Small, flexible stiffened tube was needed, and a machine was built to help create such stuff.
With the new flexible incompressible tube from the wrapping machine available, it was time to make something more complex. This rig had a 3 degree of freedom shoulder and an elbow, and it was hooked to a computerized servo-control system. It actually looked like an arm and it worked. This rig was very lightly built, and flimsy. And most troubling was that the lay of the tubes was going to lead to quick wear-out due to harsh flexing and rubbing. It seemed that to minimize the bending and rubbing stresses on the tube bundles, they must go through the CENTER of the joints.
This next arm iteration had the tube bundles routed through joint centers to minimize bundle thrashing, and was a little more substantial in build strength. Nested brass tubes formed the revolute joints as well as being "bones". Aluminum pulleys were pressed and/or epoxied to the brass tubes.
The next arm (above, and compared to predecessor at left) was much sturdier and included ball bearings on several axes. This was pretty much the best that could be done with wire-in-stiffened-tube technology. It worked well, but clearly would not work long.
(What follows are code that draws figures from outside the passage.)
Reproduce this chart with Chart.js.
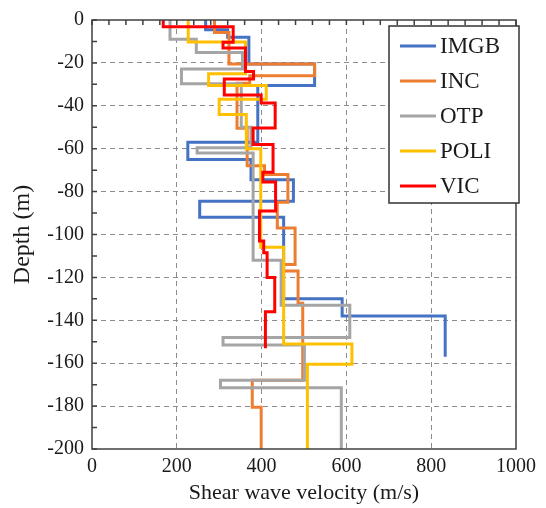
<!DOCTYPE html>
<html lang="en">
<head>
<meta charset="UTF-8">
<script src="https://cdn.jsdelivr.net/npm/chart.js@4.4.0/dist/chart.umd.min.js"></script>
<title>Shear wave velocity profiles</title>
<style>
  body { margin: 0; background: #fff; }
</style>
</head>
<body>
<canvas id="chart1" width="546" height="508"></canvas>
<script>

// layer boundaries (m, downwards) and velocity of each layer (m/s)
var imgbDepth = [0, 4.5, 8, 20.5, 30.5, 57, 65, 74.5, 84.5, 92, 130, 138, 157];
var imgbVs = [268, 320, 370, 525, 391, 226, 375, 475, 254, 452, 590, 833];

var incDepth = [0, 5.8, 20.5, 26, 29.5, 50.5, 68, 72, 85, 97, 114, 117, 132, 168, 180.5, 200];
var incVs = [289, 323, 525, 372, 342, 366, 407, 462, 437, 479, 450, 486, 497, 378, 399];

var otpDepth = [0, 9, 15.2, 22.8, 29.7, 50, 59.5, 62, 112, 133, 148, 151.5, 168, 171.5, 200];
var otpVs = [184, 246, 355, 211, 352, 375, 248, 380, 446, 608, 309, 501, 303, 588];

var poliDepth = [0, 10.2, 25, 30.5, 37, 44, 60, 106, 151, 160.5, 200];
var poliVs = [227, 362, 275, 411, 300, 364, 398, 452, 613, 508];

var vicDepth = [0, 3.2, 10.4, 13, 24, 27.5, 35, 38.7, 50.3, 58, 71, 75.5, 89, 103, 108.5, 120, 136, 153];
var vicVs = [168, 333, 309, 362, 381, 312, 399, 432, 380, 427, 403, 433, 395, 405, 413, 431, 409];

var names = ['IMGB', 'INC', 'OTP', 'POLI', 'VIC'];
var colores = ['#4472C4', '#ED7D31', '#A5A5A5', '#FFC000', '#FF0000'];

var xTicks = [0, 200, 400, 600, 800, 1000];
var yTicks = [0, -20, -40, -60, -80, -100, -120, -140, -160, -180, -200];

var serif = "'Liberation Serif', 'Times New Roman', serif";

function stepPoints(depth, vs) {
    var pts = [];
    vs.forEach(function (v, i) {
        pts.push({ x: v, y: -depth[i] });
        pts.push({ x: v, y: -depth[i + 1] });
    });
    return pts;
}

var profiles = [
    stepPoints(imgbDepth, imgbVs),
    stepPoints(incDepth, incVs),
    stepPoints(otpDepth, otpVs),
    stepPoints(poliDepth, poliVs),
    stepPoints(vicDepth, vicVs)
];

var datasets = profiles.map(function (pts, i) {
    return {
        label: names[i],
        data: pts,
        showLine: true,
        borderColor: colores[i],
        backgroundColor: colores[i],
        borderWidth: 3,
        pointRadius: 0,
        tension: 0,
        order: names.length - i   // VIC drawn on top
    };
});

// box, inward minor ticks and the legend inside the plot
var frame = {
    id: 'frame',
    afterDraw(chart) {
        var ctx = chart.ctx, a = chart.chartArea;
        var xs = chart.scales.x, ys = chart.scales.y;
        ctx.save();
        ctx.strokeStyle = '#404040';
        ctx.lineWidth = 1.5;
        ctx.strokeRect(a.left, a.top, a.right - a.left, a.bottom - a.top);

        ctx.beginPath();
        for (var d = 0; d <= 200; d += 10) {
            var py = ys.getPixelForValue(-d);
            ctx.moveTo(a.left, py);
            ctx.lineTo(a.left + 5, py);
        }
        for (var v = 0; v <= 1000; v += 40) {
            var px = xs.getPixelForValue(v);
            ctx.moveTo(px, a.top);
            ctx.lineTo(px, a.top + 5);
        }
        ctx.stroke();

        // legend
        var lx = 389, ly = 26, lw = 130, lh = 177;
        ctx.fillStyle = '#fff';
        ctx.fillRect(lx, ly, lw, lh);
        ctx.strokeStyle = '#333';
        ctx.lineWidth = 1.5;
        ctx.strokeRect(lx, ly, lw, lh);
        ctx.font = '23px ' + serif;
        ctx.textBaseline = 'middle';
        ctx.textAlign = 'left';
        names.forEach(function (n, i) {
            var y = ly + 20 + i * 35;
            ctx.strokeStyle = colores[i];
            ctx.lineWidth = 3;
            ctx.beginPath();
            ctx.moveTo(lx + 11, y);
            ctx.lineTo(lx + 47, y);
            ctx.stroke();
            ctx.fillStyle = '#1a1a1a';
            ctx.fillText(n, lx + 51, y + 1);
        });
        ctx.restore();
    }
};

var ctx = document.getElementById('chart1').getContext('2d');
var myChart = new Chart(ctx, {
    type: 'scatter',
    data: { datasets: datasets },
    plugins: [frame],
    options: {
        responsive: false,
        animation: false,
        layout: { padding: { left: 0, right: 30, top: 13, bottom: 0 } },
        plugins: { legend: { display: false }, tooltip: { enabled: false } },
        scales: {
            x: {
                type: 'linear',
                min: 0,
                max: 1000,
                afterBuildTicks: function (s) { s.ticks = xTicks.map(function (v) { return { value: v }; }); },
                afterFit: function (s) { s.height = 59; },
                ticks: {
                    color: '#1a1a1a',
                    font: { family: serif, size: 20 },
                    padding: 6,
                    callback: function (v) { return String(v); }
                },
                grid: {
                    drawTicks: false,
                    lineWidth: 1,
                    color: function (c) {
                        var v = c.tick && c.tick.value;
                        return (v > 0 && v < 1000) ? '#8c8c8c' : 'rgba(0,0,0,0)';
                    }
                },
                border: { display: false, dash: [5, 4] },
                title: {
                    display: true,
                    text: 'Shear wave velocity (m/s)',
                    color: '#1a1a1a',
                    font: { family: serif, size: 22 },
                    padding: { top: 2, bottom: 2 }
                }
            },
            y: {
                type: 'linear',
                min: -200,
                max: 0,
                afterBuildTicks: function (s) { s.ticks = yTicks.map(function (v) { return { value: v }; }); },
                afterFit: function (s) { s.width = 92; },
                ticks: {
                    color: '#1a1a1a',
                    font: { family: serif, size: 20 },
                    padding: 8,
                    callback: function (v) { return String(v); }
                },
                grid: {
                    drawTicks: false,
                    lineWidth: 1,
                    color: function (c) {
                        var v = c.tick && c.tick.value;
                        return (v < 0 && v > -200) ? '#8c8c8c' : 'rgba(0,0,0,0)';
                    }
                },
                border: { display: false, dash: [5, 4] },
                title: {
                    display: true,
                    text: 'Depth (m)',
                    color: '#1a1a1a',
                    font: { family: serif, size: 24 },
                    padding: { top: 8, bottom: 0 }
                }
            }
        }
    }
});

</script>
</body>
</html>
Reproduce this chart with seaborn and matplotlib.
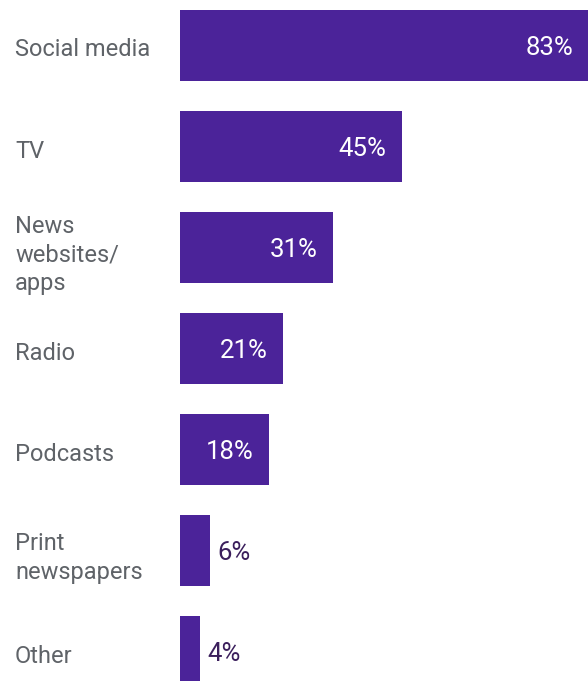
import pandas as pd
import matplotlib
matplotlib.use("Agg")
import matplotlib.pyplot as plt
import matplotlib.transforms as mtransforms
import seaborn as sns

# Data
categories = ["Social media", "TV", "News\nwebsites/\napps", "Radio",
              "Podcasts", "Print\nnewspapers", "Other"]
values = [83, 45, 31, 21, 18, 6, 4]

df = pd.DataFrame({"source": categories, "share": values})

sns.set_style("white")
plt.rcParams["font.family"] = ["Roboto", "DejaVu Sans"]

bar_color = "#4b2399"
fig = plt.figure(figsize=(5.88, 6.81), dpi=100)
ax = fig.add_axes([180 / 588, 0, 408 / 588, 1])

sns.barplot(data=df, x="share", y="source", orient="h", color=bar_color,
            saturation=1, width=0.703, linewidth=0, ax=ax)

ax.set_xlim(0, 82.8)
ax.set_ylim(6.29, -0.45)
ax.set_xlabel("")
ax.set_ylabel("")
ax.set_xticks([])
sns.despine(ax=ax, left=True, bottom=True)

# Category labels, left aligned at the figure edge, nudged down a touch
ax.tick_params(axis="y", length=0, pad=118.8, labelsize=17, labelcolor="#5f6368")
shift = mtransforms.ScaledTranslation(0, -2 / 100, fig.dpi_scale_trans)
for lbl in ax.get_yticklabels():
    lbl.set_horizontalalignment("left")
    lbl.set_linespacing(1.32)
    lbl.set_transform(lbl.get_transform() + shift)

# Value labels: inside for wide bars, outside for narrow ones
for i, v in enumerate(values):
    if v >= 10:
        ax.annotate(f"{v}%", xy=(v, i), xytext=(-11, -2), textcoords="offset points",
                    ha="right", va="center", color="white", fontsize=18.5,
                    annotation_clip=False)
    else:
        ax.annotate(f"{v}%", xy=(v, i), xytext=(5.5, -2), textcoords="offset points",
                    ha="left", va="center", color="#3b1f5c", fontsize=18.5,
                    annotation_clip=False)

fig.savefig("out.png", dpi=100)
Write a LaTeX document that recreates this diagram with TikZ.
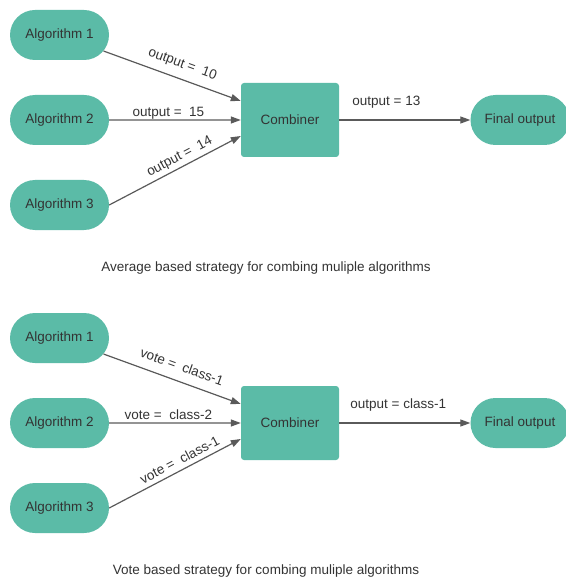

These tube bundles just didn't like repeated bending - bundles never do.
The above rig solved the bending issue nicely. However, there was a serious cable friction issue. The cable tendons were informally layed in, and rounded corners over Teflon cylinders. This is OK for a few cables, but when there are several, they tend to crowd each other and get "intertwisted". To reduce friction to a minimum, each cable needed to have its own path, and be prevented from touching its neighbors. Thus, the "revector block" was born. Revector blocks (red objects in photo below) have Teflon tubes embedded in them which guide each cable just where it needs to go. Revector blocks plus benders allow cable runs to be optimal: parallel for bending (through hinge joints), and tight hexagonal grouping for twisting (through revolute joints).
At this point, with parallel benders, revector blocks and 7 x 7 cable tendons, the technology was reasonably mature. The Slave Zero robot (right) was constructed. A year later, assorted slight improvements were made to the design and Slave One was built. These 2 machines have operated reliably since 1998.